Researchers establish new lower bounds on the computational complexity of bilevel optimization problems, proving that the condition number dependency requires at least Ω(κ_y^(5/2)) oracle calls rather than the previously assumed Ω(κ_y^4), revealing a fundamental gap between bilevel and minimax optimization.
This theoretical computer science research addresses a fundamental question in optimization theory: how efficiently can algorithms solve bilevel optimization problems where an upper-level objective depends on solutions to a lower-level optimization problem. The work establishes the first provable lower bounds demonstrating that current algorithms are suboptimal in their condition number dependency, particularly for nonconvex-strongly-convex bilevel problems.
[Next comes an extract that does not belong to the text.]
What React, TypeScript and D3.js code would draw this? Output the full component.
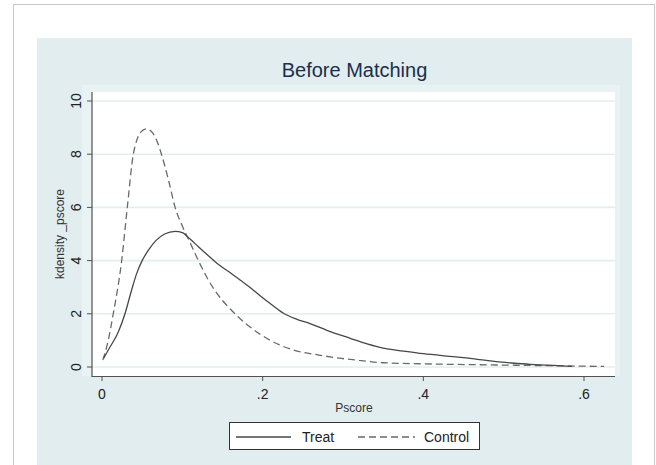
import React from 'react';
import * as d3 from 'd3';

// kernel density estimates
const treatX = [0.002, 0.01, 0.02, 0.0286, 0.036, 0.043, 0.05, 0.058, 0.067, 0.078, 0.091, 0.1, 0.11, 0.12, 0.13, 0.143, 0.158, 0.172, 0.184, 0.2, 0.213, 0.226, 0.242, 0.259, 0.28, 0.309, 0.33, 0.35, 0.375, 0.4, 0.433, 0.45, 0.47, 0.491, 0.51, 0.533, 0.555, 0.574, 0.585];
const treatY = [0.33, 0.75, 1.3, 2.0, 2.8, 3.5, 4.0, 4.4, 4.75, 5.0, 5.1, 5.05, 4.8, 4.52, 4.25, 3.9, 3.58, 3.27, 3.0, 2.6, 2.3, 2.02, 1.8, 1.63, 1.38, 1.08, 0.87, 0.71, 0.6, 0.5, 0.4, 0.35, 0.28, 0.2, 0.15, 0.1, 0.07, 0.04, 0.02];

const controlX = [0.001, 0.007, 0.014, 0.0245, 0.0315, 0.039, 0.043, 0.048, 0.0556, 0.063, 0.069, 0.074, 0.083, 0.091, 0.1, 0.11, 0.12, 0.13, 0.14, 0.15, 0.16, 0.17, 0.188, 0.209, 0.238, 0.27, 0.296, 0.32, 0.35, 0.4, 0.433, 0.48, 0.53, 0.58, 0.625];
const controlY = [0.26, 0.9, 2.0, 4.0, 6.0, 8.0, 8.5, 8.82, 8.95, 8.8, 8.45, 8.0, 7.0, 6.0, 5.3, 4.65, 4.0, 3.4, 2.9, 2.5, 2.17, 1.87, 1.42, 1.01, 0.64, 0.45, 0.33, 0.25, 0.16, 0.12, 0.1, 0.08, 0.06, 0.04, 0.02];

const yTicks = [0, 2, 4, 6, 8, 10];
const xTicks = [0, 0.2, 0.4, 0.6];

const font = 'Arial, "Liberation Sans", sans-serif';

const App = () => {
  const width = 656;
  const height = 465;

  const x = d3.scaleLinear().domain([0, 0.6]).range([102, 584]);
  const y = d3.scaleLinear().domain([0, 10]).range([367, 101]);

  const line = d3
    .line<[number, number]>()
    .x(d => x(d[0]))
    .y(d => y(d[1]))
    .curve(d3.curveMonotoneX);

  const treat = treatX.map((v, i) => [v, treatY[i]] as [number, number]);
  const control = controlX.map((v, i) => [v, controlY[i]] as [number, number]);

  const fmtX = (v: number) => (v === 0 ? '0' : d3.format('.1f')(v).replace(/^0/, ''));

  const axisColor = '#505050';
  const gridColor = '#e3eef0';

  return (
    <svg
      width={width}
      height={height}
      style={{ position: 'absolute', left: 0, top: 0, fontFamily: font }}
    >
      <rect x={0} y={0} width={width} height={height} fill="#fff" />
      {/* outer frame */}
      <rect x={13.5} y={4.5} width={641} height={470} fill="none" stroke="#c9c9c9" />
      {/* graph region */}
      <rect x={37} y={38} width={595} height={440} fill="#e1edef" />
      {/* plot region margin + plot area */}
      <rect x={82} y={85} width={538} height={291} fill="#eaf3f4" />
      <rect x={92} y={92} width={523} height={284} fill="#fff" />

      {/* gridlines */}
      {yTicks.map(t => (
        <line key={'g' + t} x1={92} x2={615} y1={y(t)} y2={y(t)} stroke={gridColor} strokeWidth={1.6} />
      ))}

      {/* curves */}
      <path d={line(control) || ''} fill="none" stroke="#6a6a6a" strokeWidth={1.3} strokeDasharray="7,4" />
      <path d={line(treat) || ''} fill="none" stroke="#474747" strokeWidth={1.3} />

      {/* y axis */}
      <line x1={92} x2={92} y1={92} y2={376.5} stroke={axisColor} strokeWidth={1.2} />
      {yTicks.map(t => (
        <g key={'y' + t}>
          <line x1={87} x2={92} y1={y(t)} y2={y(t)} stroke={axisColor} />
          <text
            transform={`translate(81, ${y(t)}) rotate(-90)`}
            textAnchor="middle"
            fontSize={14}
            fill="#222"
          >
            {t}
          </text>
        </g>
      ))}
      <text
        transform={`translate(64, 234) rotate(-90)`}
        textAnchor="middle"
        fontSize={12}
        fill="#333"
      >
        kdensity _pscore
      </text>

      {/* x axis */}
      <line x1={91.5} x2={615} y1={376.5} y2={376.5} stroke={axisColor} strokeWidth={1.2} />
      {xTicks.map(t => (
        <g key={'x' + t}>
          <line x1={x(t)} x2={x(t)} y1={376} y2={381} stroke={axisColor} />
          <text x={x(t)} y={399} textAnchor="middle" fontSize={14} fill="#222">
            {fmtX(t)}
          </text>
        </g>
      ))}
      <text x={354} y={412} textAnchor="middle" fontSize={12} fill="#333">
        Pscore
      </text>

      {/* title */}
      <text x={354.5} y={77} textAnchor="middle" fontSize={20} fill="#1c2e4c">
        Before Matching
      </text>

      {/* legend */}
      <rect x={229.5} y={422.5} width={250} height={27} fill="#fff" stroke="#333" strokeWidth={1} />
      <line x1={236} x2={291} y1={437} y2={437} stroke="#474747" strokeWidth={1.3} />
      <text x={302} y={442} fontSize={14} fill="#222">
        Treat
      </text>
      <line x1={358} x2={415} y1={437} y2={437} stroke="#6a6a6a" strokeWidth={1.3} strokeDasharray="7,4" />
      <text x={424} y={442} fontSize={14} fill="#222">
        Control
      </text>
    </svg>
  );
};

export default App;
Bilevel optimization has broad applications in machine learning, including hyperparameter optimization, meta-learning, and neural architecture search. Previous upper bounds suggested algorithms required Ω(κ_y^4) oracle complexity, but no tight lower bounds existed. This paper proves that any first-order method requires at least Ω(κ_y^(5/2)) function evaluations, establishing that either current algorithms must improve or fundamental computational barriers exist.
The research extends beyond the basic setting, providing tighter lower bounds for second-order smooth functions, convex-strongly-convex problems, and stochastic settings. The improvement in convex-strongly-convex lower bounds from Ω(κ_y/√ε) to Ω(κ_y^(3/2)/√ε) is particularly significant. These results clarify that bilevel problems are inherently harder than minimax problems with equivalent smoothness and convexity properties.
For the machine learning and optimization communities, these bounds constrain algorithm design and suggest where theoretical improvements remain possible. The results may inform development of better hyperparameter optimization methods and meta-learning algorithms, though immediate practical impact is limited to researchers developing first-order methods for bilevel problems.
- →Bilevel optimization requires at least Ω(κ_y^(5/2)) oracle complexity, proving a gap between current upper bounds and algorithmic necessity.
- →The research establishes bilevel problems have fundamentally different complexity characteristics than minimax optimization problems.
- →Convex-strongly-convex bilevel problems require stronger condition number dependency than previously proven.
- →Results extend to higher-order smooth, stochastic, and diverse problem settings with corresponding tighter bounds.
- →The work provides theoretical guidance for future algorithm design in hyperparameter optimization and meta-learning.